> [EXERCISE DATA]
=-=-=

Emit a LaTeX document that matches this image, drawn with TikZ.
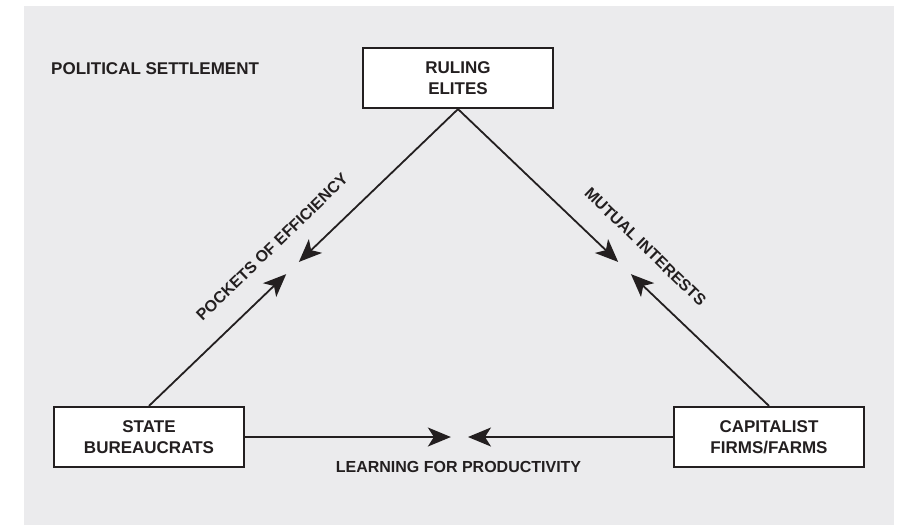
\documentclass[tikz,border=0pt]{standalone}
\usepackage{fontspec}
\setmainfont{Liberation Sans}
\usetikzlibrary{arrows.meta,calc}
\definecolor{bgGray}{RGB}{235,235,237}
\definecolor{inkDark}{RGB}{35,31,32}
\tikzset{
  actorbox/.style={draw=inkDark, line width=2.2pt, fill=white, minimum width=190pt, minimum height=60pt,
    align=center, inner sep=0pt, text=inkDark, font=\fontsize{17}{21}\selectfont\bfseries},
  linklabel/.style={text=inkDark, inner sep=0pt, font=\fontsize{16}{19}\selectfont\bfseries},
  flow/.style={draw=inkDark, line width=1.8pt, -{Stealth[length=23pt, width=19pt, inset=6pt]}}
}
\begin{document}
\begin{tikzpicture}[x=1pt, y=-1pt]
  \useasboundingbox (0,0) rectangle (901,525);
  \fill[bgGray] (24,6) rectangle (894,525);
  \node[anchor=base west, text=inkDark, inner sep=0pt, font=\fontsize{17}{21}\selectfont\bfseries] (title) at (51,74) {POLITICAL SETTLEMENT};
  \node[actorbox] (ruling) at (458,78) {RULING\\ELITES};
  \node[actorbox] (state) at (149,437) {STATE\\BUREAUCRATS};
  \node[actorbox] (capital) at (769,437) {CAPITALIST\\FIRMS/FARMS};
  % left side
  \draw[flow] (ruling.south) -- ($(ruling.south)!0.515!(state.north)$);
  \draw[flow] (state.north) -- ($(ruling.south)!0.556!(state.north)$);
  % right side
  \draw[flow] (ruling.south) -- ($(ruling.south)!0.515!(capital.north)$);
  \draw[flow] (capital.north) -- ($(ruling.south)!0.556!(capital.north)$);
  % bottom
  \draw[flow] (state.east) -- ($(state.east)!0.481!(capital.west)$);
  \draw[flow] (capital.west) -- ($(state.east)!0.521!(capital.west)$);
  % labels
  \node[linklabel, rotate=44.06] (pocket) at (272,247) {POCKETS OF EFFICIENCY};
  \node[linklabel, rotate=-44.06] (mutual) at (645.5,247) {MUTUAL INTERESTS};
  \node[linklabel, anchor=base] (learn) at (458.5,472.5) {LEARNING FOR PRODUCTIVITY};
\end{tikzpicture}
\end{document}
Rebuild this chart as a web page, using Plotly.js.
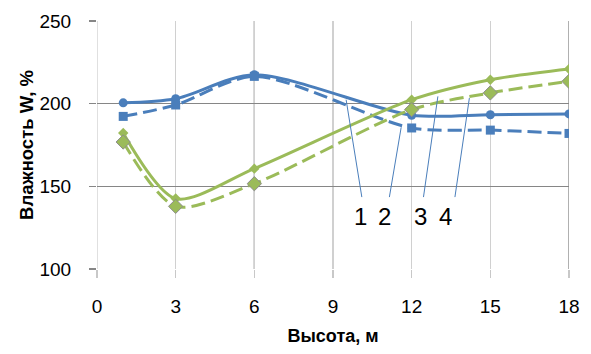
<!DOCTYPE html>
<html>
<head>
<meta charset="utf-8">
<script src="https://cdn.plot.ly/plotly-3.0.1.min.js"></script>
<style>html,body{margin:0;padding:0;background:#fff;}#chart{width:591px;height:354px;}</style>
</head>
<body>
<div id="chart"></div>
<script>
// Height, m
const heights = [1, 3, 6, 12, 15, 18];
// Moisture W, % for each curve
const series1 = [200.5, 203, 217.5, 193, 193.3, 193.8];
const series2 = [192.3, 199.2, 216.5, 185.3, 184, 182];
const series3 = [182.3, 142.6, 160.7, 202.4, 214.5, 221];
const series4 = [176.8, 137.9, 151.6, 196.4, 206.5, 213.5];
const curveLabels = ['1', '2', '3', '4'];
const xTicks = [0, 3, 6, 9, 12, 15, 18];
const yTicks = [100, 150, 200, 250];

const blue = '#4a7ebb';
const green = '#9bbb59';

const traces = [
  {x: heights, y: series1, mode: 'lines+markers', line: {color: blue, width: 3, shape: 'spline', smoothing: 0.8},
   marker: {symbol: 'circle', size: 9, color: blue}},
  {x: heights, y: series2, mode: 'lines+markers', line: {color: blue, width: 3, dash: '14px,6px', shape: 'spline', smoothing: 0.8},
   marker: {symbol: 'square', size: 9, color: blue}},
  {x: heights, y: series3, mode: 'lines+markers', line: {color: green, width: 3, shape: 'spline', smoothing: 0.8},
   marker: {symbol: 'diamond', size: 8, color: green}},
  {x: heights, y: series4, mode: 'lines+markers', line: {color: green, width: 3, dash: '14px,6px', shape: 'spline', smoothing: 0.8},
   marker: {symbol: 'diamond', size: 11, color: green, line: {color: '#8c8c8c', width: 1}}}
];

// leader lines: [x bottom, y bottom, x top, y top]
const leaders = [
  [10.1, 143.5, 9.5, 202.4],
  [11.15, 143.5, 11.6, 185.7],
  [12.45, 143.5, 13.0, 204.4],
  [13.65, 143.5, 14.2, 203.4]
];
const labelX = [10.05, 10.95, 12.35, 13.3];
const labelY = 131.5;

const shapes = [
  {type: 'line', xref: 'x', yref: 'paper', x0: 0, x1: 0, y0: 0, y1: 1, line: {color: '#d0d0d0', width: 1.3}, layer: 'below'},
  {type: 'line', xref: 'x', yref: 'paper', x0: 6, x1: 6, y0: 0, y1: 1, line: {color: '#868686', width: 1.3}, layer: 'below'},
  {type: 'line', xref: 'x', yref: 'paper', x0: 18, x1: 18, y0: 0, y1: 1, line: {color: '#868686', width: 1.3}, layer: 'below'}
].concat(leaders.map(l => ({type: 'line', xref: 'x', yref: 'y', x0: l[0], y0: l[1], x1: l[2], y1: l[3],
  line: {color: blue, width: 1}})));

const annotations = curveLabels.map((t, i) => ({x: labelX[i], y: labelY, xref: 'x', yref: 'y', text: t,
  showarrow: false, font: {family: 'Liberation Sans, Arial, sans-serif', size: 24, color: '#000'}}));

const layout = {
  width: 591, height: 354,
  margin: {l: 97, r: 22, t: 21, b: 85},
  paper_bgcolor: '#fff', plot_bgcolor: '#fff',
  showlegend: false,
  font: {family: 'Liberation Sans, Arial, sans-serif', color: '#000'},
  xaxis: {
    range: [0, 18], tickvals: xTicks, ticktext: xTicks.map(String),
    showgrid: true, gridcolor: '#d0d0d0', gridwidth: 1.3, zeroline: false,
    showline: false, ticks: 'outside', ticklen: 8, tickcolor: '#c8c8c8', tickwidth: 1.3,
    tickfont: {size: 19}, ticklabelstandoff: 12,
    title: {text: '<b>Высота, м</b>', font: {size: 18}, standoff: 13}
  },
  yaxis: {
    range: [100, 250], tickvals: yTicks, ticktext: yTicks.map(String),
    showgrid: true, gridcolor: '#868686', gridwidth: 1.3, zeroline: false,
    showline: false, ticks: 'outside', ticklen: 7, tickcolor: '#868686', tickwidth: 1.3,
    tickfont: {size: 19}, ticklabelstandoff: 14,
    title: {text: '<b>Влажность W, %</b>', font: {size: 18.5}, standoff: 1}
  },
  shapes: shapes,
  annotations: annotations
};

Plotly.newPlot('chart', traces, layout, {displayModeBar: false, staticPlot: true});
</script>
</body>
</html>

=-=-=

> [SET TASK]
Give back only the lines from the one holding "Rebuild this chart" through the one holding "const yTicks = [100, 150, 200, 250];", both kept, exactly as written. Omit the images.

> [SOLUTION FOR THIS PROBLEM]
Rebuild this chart as a web page, using Plotly.js.
<!DOCTYPE html>
<html>
<head>
<meta charset="utf-8">
<script src="https://cdn.plot.ly/plotly-3.0.1.min.js"></script>
<style>html,body{margin:0;padding:0;background:#fff;}#chart{width:591px;height:354px;}</style>
</head>
<body>
<div id="chart"></div>
<script>
// Height, m
const heights = [1, 3, 6, 12, 15, 18];
// Moisture W, % for each curve
const series1 = [200.5, 203, 217.5, 193, 193.3, 193.8];
const series2 = [192.3, 199.2, 216.5, 185.3, 184, 182];
const series3 = [182.3, 142.6, 160.7, 202.4, 214.5, 221];
const series4 = [176.8, 137.9, 151.6, 196.4, 206.5, 213.5];
const curveLabels = ['1', '2', '3', '4'];
const xTicks = [0, 3, 6, 9, 12, 15, 18];
const yTicks = [100, 150, 200, 250];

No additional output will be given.